Life Lines: What biologists learn about life

Life Lines: What biologists learn about life

'A trip to the American Museum of Natural History was my idea of being in heaven.' - Elof Carlson

By Elof Axel Carlson

The life sciences are vast in the number of specialties that exist for those pursuing a career as a biologist. A majority of college biology majors are premedical or seek some sort of health-related field. As much as possible they hope the biology they learn will find its way into the health field they seek to enter. Persons who want to be scholars in biology are often motivated by a desire to know as much about life as they can. I was one of those from early childhood when a trip to the American Museum of Natural History was my idea of being in heaven.

Elof Axel Carlson

I loved learning about evolution and the diversity of life. I knew I wanted to be a geneticist when I was in ninth grade and learned about Paul Müller’s Nobel Prize work on inducing mutations. Like a duckling, I felt imprinted and wanted to work with Müller someday.

Graduate work was different. As a teaching assistant I got to see about 90 different specimens each week for the various organ systems displayed by students. Unlike the textbook perfect illustrations, veins and arteries could be slightly off in the specimens I looked at. Their colors differed. Their texture differed.

I also learned how much we didn’t know about life. For my specialty of genetics (with Müller, as I had hoped) I felt steeped in experimental design, techniques and ways of thinking. Doing a Ph.D. allowed me to examine a gene using the tools of X-raying to produce mutations of a particular gene and subtle genetic design to combine pieces of a gene — taking it apart and combining pieces that were slightly different. It gave me an insight into that gene (dumpy, in fruit flies) that for a short time (until I published my work) I was the only person in the world that knew its structure.

In my career I have taught biology for majors, biology for nonscience majors, genetics, human genetics and the history of genetics. I have taught lower division and upper division courses, graduate courses and first-year medical classes.
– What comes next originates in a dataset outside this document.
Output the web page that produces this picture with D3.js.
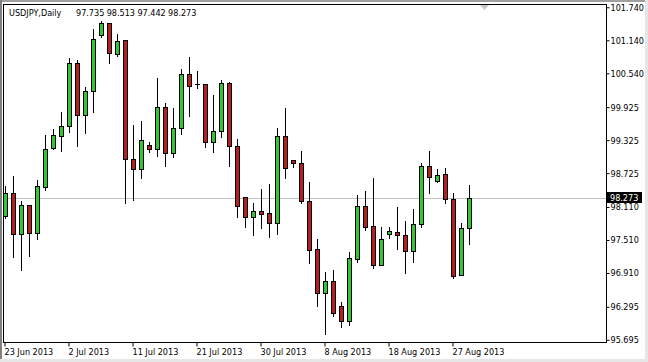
<!DOCTYPE html>
<html>
<head>
<meta charset="utf-8">
<script src="https://cdn.jsdelivr.net/npm/d3@7/dist/d3.min.js"></script>
<style>
  html, body { margin: 0; padding: 0; background: #ffffff; }
  svg { display: block; }
  text { font-family: "DejaVu Sans Condensed", "DejaVu Sans", sans-serif; font-size: 9px; fill: #000; }
</style>
</head>
<body>
<svg id="chart" width="648" height="362"></svg>
<script>
const symbolName = "USDJPY,Daily";
const dates = [
  "2013-06-23","2013-06-24","2013-06-25","2013-06-26","2013-06-27","2013-06-28","2013-06-30",
  "2013-07-01","2013-07-02","2013-07-03","2013-07-04","2013-07-05","2013-07-07","2013-07-08",
  "2013-07-09","2013-07-10","2013-07-11","2013-07-12","2013-07-14","2013-07-15","2013-07-16",
  "2013-07-17","2013-07-18","2013-07-19","2013-07-21","2013-07-22","2013-07-23","2013-07-24",
  "2013-07-25","2013-07-26","2013-07-28","2013-07-29","2013-07-30","2013-07-31","2013-08-01",
  "2013-08-02","2013-08-04","2013-08-05","2013-08-06","2013-08-07","2013-08-08","2013-08-09",
  "2013-08-11","2013-08-12","2013-08-13","2013-08-14","2013-08-15","2013-08-16","2013-08-18",
  "2013-08-19","2013-08-20","2013-08-21","2013-08-22","2013-08-23","2013-08-25","2013-08-26",
  "2013-08-27","2013-08-28","2013-08-29"
];
const openPrices = [97.946, 98.358, 97.618, 98.146, 97.631, 98.478, 99.177, 99.406, 99.582, 100.733,
  99.777, 100.218, 101.237, 101.449, 100.886, 101.146, 98.982, 98.795, 99.231, 99.169,
  99.922, 99.086, 99.540, 100.528, 100.346, 100.346, 99.297, 99.491, 100.358, 99.224,
  98.286, 97.933, 98.031, 97.995, 97.824, 99.400, 98.964, 98.904, 98.224, 97.340,
  96.551, 96.758, 96.309, 96.042, 97.164, 98.128, 97.764, 97.055, 97.613, 97.649,
  97.600, 97.309, 97.795, 98.855, 98.588, 98.704, 98.249, 96.873, 97.735];
const highPrices = [98.491, 98.678, 98.218, 98.146, 98.600, 99.418, 99.522, 99.842, 100.813, 100.782,
  100.286, 101.340, 101.491, 101.460, 101.249, 101.146, 99.600, 99.673, 99.291, 100.455,
  99.995, 99.904, 100.613, 100.831, 100.582, 100.346, 100.146, 100.418, 100.382, 99.340,
  98.286, 98.177, 98.437, 98.528, 99.540, 99.904, 98.964, 99.128, 98.558, 97.522,
  96.928, 96.964, 96.388, 97.286, 98.328, 98.400, 98.631, 97.751, 97.751, 98.104,
  97.855, 98.073, 98.904, 99.128, 98.795, 98.813, 98.358, 97.813, 98.513];
const lowPrices = [97.909, 97.206, 96.964, 97.224, 97.533, 98.418, 99.170, 99.133, 99.478, 99.224,
  99.460, 99.842, 101.200, 100.722, 100.855, 98.188, 98.237, 98.642, 99.115, 99.037,
  98.855, 99.013, 99.431, 99.769, 100.268, 99.195, 99.115, 99.388, 98.855, 97.933,
  97.751, 97.600, 97.733, 97.569, 97.618, 98.631, 98.842, 98.177, 97.086, 96.315,
  95.800, 96.128, 95.922, 95.964, 97.115, 97.691, 96.995, 97.050, 97.551, 97.340,
  96.904, 97.104, 97.740, 98.358, 98.569, 98.177, 96.813, 96.870, 97.442];
const closePrices = [98.358, 97.618, 98.146, 97.637, 98.491, 99.158, 99.418, 99.582, 100.722, 99.777,
  100.218, 101.164, 101.449, 100.904, 101.133, 98.977, 98.795, 99.328, 99.169, 99.922,
  99.086, 99.540, 100.528, 100.309, 100.346, 99.297, 99.491, 100.358, 99.224, 98.133,
  97.933, 98.031, 97.982, 97.824, 99.400, 98.824, 98.904, 98.224, 97.328, 96.551,
  96.758, 96.188, 96.042, 97.177, 98.128, 97.751, 97.055, 97.522, 97.673, 97.600,
  97.309, 97.795, 98.855, 98.649, 98.691, 98.249, 96.855, 97.722, 98.273];
const priceTicks = [101.740, 101.140, 100.540, 99.925, 99.325, 98.725, 98.110, 97.510, 96.910, 96.295, 95.695];
const dateTicks = ["2013-06-23","2013-07-02","2013-07-11","2013-07-21","2013-07-30","2013-08-08","2013-08-18","2013-08-27"];

const W = 648, H = 362;
const plot = { left: 3, right: 606, top: 4, bottom: 342 };
const upColor = "#32c832", downColor = "#b51f1f";

const svg = d3.select("#chart");

// window frame
svg.append("rect").attr("x", 0).attr("y", 0).attr("width", W).attr("height", H).attr("fill", "#ffffff");
svg.append("rect").attr("x", 0).attr("y", 0).attr("width", W).attr("height", 2).attr("fill", "#a0a0a0");
svg.append("rect").attr("x", 0).attr("y", 0).attr("width", 2).attr("height", H).attr("fill", "#808080");
svg.append("rect").attr("x", W - 3).attr("y", 0).attr("width", 3).attr("height", H).attr("fill", "#e6e6e6");
svg.append("rect").attr("x", 0).attr("y", H - 3).attr("width", W).attr("height", 3).attr("fill", "#e6e6e6");

const x = d3.scaleBand().domain(dates).range([1, 1 + 8 * dates.length]).paddingInner(0).paddingOuter(0);
const y = d3.scaleLinear().domain([95.655, 101.800]).range([plot.bottom, plot.top]);

svg.append("defs").append("clipPath").attr("id", "plotclip")
  .append("rect").attr("x", plot.left + 1).attr("y", plot.top + 1)
  .attr("width", plot.right - plot.left - 1).attr("height", plot.bottom - plot.top - 1);

// last price line
const lastClose = closePrices[closePrices.length - 1];
svg.append("line")
  .attr("x1", plot.left).attr("x2", plot.right)
  .attr("y1", Math.round(y(lastClose)) + 0.5).attr("y2", Math.round(y(lastClose)) + 0.5)
  .attr("stroke", "#c0c0c0").attr("stroke-width", 1);

// candles
const candles = dates.map((d, i) => ({ d, o: openPrices[i], h: highPrices[i], l: lowPrices[i], c: closePrices[i] }));
const g = svg.append("g").attr("clip-path", "url(#plotclip)");
const cx = d => Math.round(x(d.d) + x.bandwidth() / 2);

g.selectAll("line.wick").data(candles).join("line")
  .attr("class", "wick")
  .attr("x1", d => cx(d) + 0.5).attr("x2", d => cx(d) + 0.5)
  .attr("y1", d => Math.round(y(d.h))).attr("y2", d => Math.round(y(d.l)) + 1)
  .attr("stroke", "#000").attr("stroke-width", 1);

g.selectAll("rect.body").data(candles.filter(d => d.o !== d.c)).join("rect")
  .attr("class", "body")
  .attr("x", d => cx(d) - 1.5)
  .attr("y", d => Math.round(y(Math.max(d.o, d.c))) + 0.5)
  .attr("width", 4)
  .attr("height", d => Math.max(1, Math.round(y(Math.min(d.o, d.c))) - Math.round(y(Math.max(d.o, d.c)))))
  .attr("fill", d => d.c > d.o ? upColor : downColor)
  .attr("stroke", "#000").attr("stroke-width", 1);

g.selectAll("line.doji").data(candles.filter(d => d.o === d.c)).join("line")
  .attr("class", "doji")
  .attr("x1", d => cx(d) - 2).attr("x2", d => cx(d) + 3)
  .attr("y1", d => Math.round(y(d.o)) + 0.5).attr("y2", d => Math.round(y(d.o)) + 0.5)
  .attr("stroke", "#000").attr("stroke-width", 1);

// plot frame
svg.append("rect")
  .attr("x", plot.left + 0.5).attr("y", plot.top + 0.5)
  .attr("width", plot.right - plot.left).attr("height", plot.bottom - plot.top)
  .attr("fill", "none").attr("stroke", "#000").attr("stroke-width", 1);

// chart shift marker
svg.append("path")
  .attr("d", `M480,${plot.top + 1} L489,${plot.top + 1} L484.5,${plot.top + 6} Z`)
  .attr("fill", "#c8c8c8");

// right price axis
const yAxis = d3.axisRight(y).tickValues(priceTicks).tickFormat(d3.format(".3f")).tickSize(3).tickPadding(1);
const ya = svg.append("g").attr("transform", `translate(${plot.right + 0.5},0)`).call(yAxis);
ya.select(".domain").remove();
ya.selectAll("text").style("font-family", null).style("font-size", null).attr("fill", "#000");
ya.attr("font-family", null).attr("font-size", null);

// bottom date axis
const fmt = d3.timeFormat("%-d %b %Y");
const parse = d3.timeParse("%Y-%m-%d");
const xAxis = d3.axisBottom(x).tickValues(dateTicks).tickFormat(d => fmt(parse(d))).tickSize(4).tickPadding(2);
const xa = svg.append("g").attr("transform", `translate(0,${plot.bottom + 0.5})`).call(xAxis);
xa.select(".domain").remove();
xa.selectAll("text").attr("text-anchor", "start").attr("x", -0.5).attr("dy", "0.71em").attr("fill", "#000");
xa.attr("font-family", null).attr("font-size", null);

// last price label
const ly = Math.round(y(lastClose));
svg.append("rect").attr("x", plot.right + 1).attr("y", ly - 6).attr("width", 35).attr("height", 11).attr("fill", "#000");
svg.append("text").attr("x", plot.right + 4).attr("y", ly).attr("dy", "0.35em")
  .attr("fill", "#fff").style("fill", "#fff").text(d3.format(".3f")(lastClose));

// header
const last = candles[candles.length - 1];
svg.append("text").attr("x", 9).attr("y", 16).text(symbolName);
[last.o, last.h, last.l, last.c].forEach((v, i) => {
  svg.append("text").attr("x", 76 + i * 30.7).attr("y", 16).text(d3.format(".3f")(v));
});
</script>
</body>
</html>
I learned that sharing new knowledge with students excited their imaginations. I learned that the human disorders I discussed led to office visits; and if I didn’t know the information they sought, I went with them to the medical library and we looked up articles in the Index Medicus and discussed their significance.

Often that student was married and had a child with a birth defect (born without a thyroid, having a family trait that might appear like cystic fibrosis). I would prepare a genetic pedigree and give it to the student to stick in a family bible for future generations to read. I also delighted in going to meetings to discuss genetics with colleagues whose work I had read.

I was pleased that I shared a body plan with other mammals. I liked comparative anatomy, which taught me how other body plans work (mollusks, arthropods, worms, coelenterates, echinoderms). As a graduate student taking a vertebrate biology course, I went into a cave and plucked hibernating bats from a ceiling.

The world under a microscope is very different. To see amoebas, ciliated protozoans, rotifers and other organisms invisible to the naked eye or as mere dust-like specks is a thrill. I can go back in time and imagine myself as a toddler, a newborn, an embryo in my mother’s uterus or an implanting blastocyst rolling out of her fallopian tube. I can imagine myself as a zygote, beginning my journey as a one-celled potential organism typing this article into a computer. I can go back in time to my prehistoric ancestors and trace my evolution back to the first cellular organism (bacteria-like) more than 3 billion years ago.

I learned, too, that I contain multitudes of ancestors who gave me one or more of their genes for the 20,000 I got from my father’s sperm and the matching 20,000 genes in my mother’s egg nucleus. I contain some 37 trillion (that is, 37,000,000,000,000) cells or 2 to the 45th power, which means some 45 mitotic cell divisions since I was a zygote. I know that the warmth of my body is largely a product of the mitochondrial organelles in my cells that using the oxygen from the air I breathe and converting small molecules of digested food to provide energy that runs the metabolism of my body and disposes carbon dioxide that eventually is expelled from my lungs. This knowledge makes me aware of my vulnerability at the cellular level, the chromosome level and the genetic level of my DNA to the agents around me that can lead to birth defects cancers, and a premature aging.

Knowing my biology allows me to know my risks as well as new ways to celebrate my life.

Elof Axel Carlson is a distinguished teaching professor emeritus in the Department of Biochemistry and Cell Biology at Stony Brook University.